Ask 2: What is the lowest humidity ever recorded in Houston?

KPRC 2 Meteorologist Justin Stapleton tackles your questions


At KPRC 2, we’re dedicated to keeping Houstonians informed. As part of our new Ask 2 series, the newsroom will answer your questions about all things Houston.

The question: What is the lowest humidity ever recorded in Houston?

The answer: This question is something we get in the weather office from time to time so let’s break down the issue.

The agency that tracks weather extremes is the National Weather Service. For here in Houston, the KPRC 2 Weather Team works with our local forecast office, NWS Houston, where they track the daily weather, including days of extreme weather and sometimes temperature.

Let’s start with a little background on what humidity is: Humidity is a measurement of the amount of water vapor in the air. Think of it as the “sticky" factor that you feel in the air, especially in the summer in hot and humid Houston.

The higher the humidity, the more moisture that is in the air, the “swampier” it feels when you’re out in it. This is why we show the heat index on the weathercasts. The more water in the air, the hotter it feels and can become dangerous leading to conditions like heat exhaustion or even a deadly heat stroke.
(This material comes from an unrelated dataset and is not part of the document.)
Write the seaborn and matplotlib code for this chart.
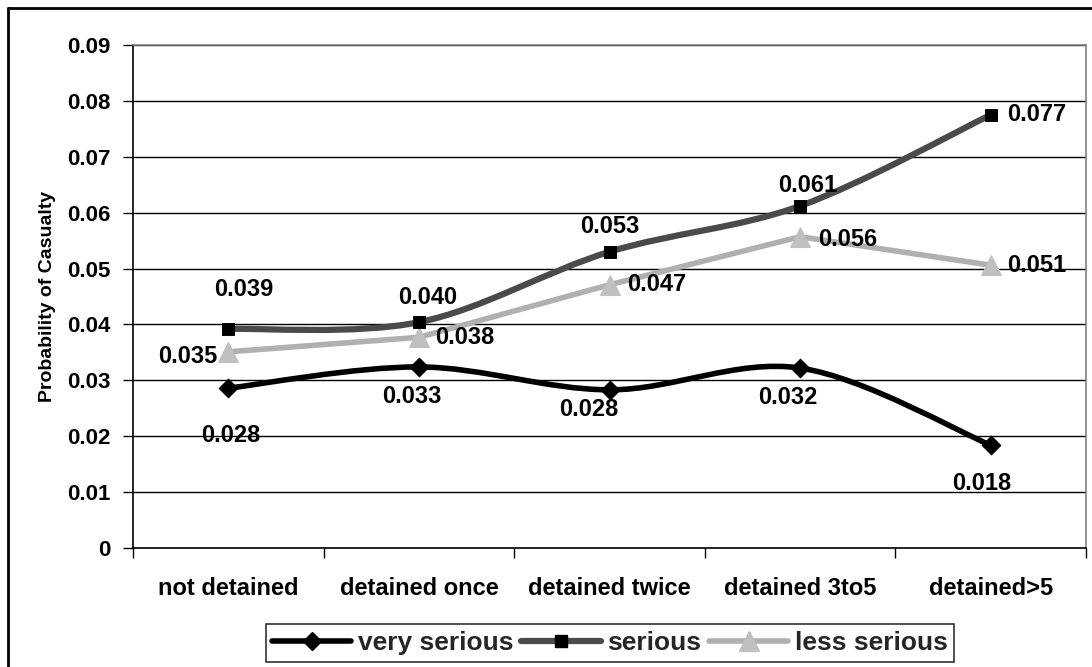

Now, let’s flip that equation: The less water vapor in the air, the drier that air is and feels. If you have ever traveled out to the desert southwest in the United States, this is a way of life. Humidity levels generally remain very dry, with the moisture content of the air usually less than 25%. That is why if you’re traveling through let’s say, Arizona, you may feel like you always need to be drinking water, or if your lips are chapped, it is because the air remains very dry.

Generally, that isn’t something we deal with here in Houston, given how close we are to the Gulf of Mexico which is generally the source of warm, moist air that dominates our weather pattern most of the year. However, there are times when we are able to tap into a very dry air, generally from a passage of a cold front and a strong, dry, and sometimes cold high pressure center that moves in and removes a good chunk of the water vapor in our air.

Now to the unfortunate news: We did some digging with help from our friends from the National Weather Service, but unfortunately, they don’t keep records for things like humidity, usually, just for extremes with temperature, rainfall, and severe weather events. However, if I were to wager a guess, the lowest ever would be either sometime in possibly spring time when we have had a storm pass and a strong, dry wind is moving through, or also potentially in that ridiculously hot summer of 2011 when we were so dry that temperatures spiked from 107 to 109 on August 27th through the 31st.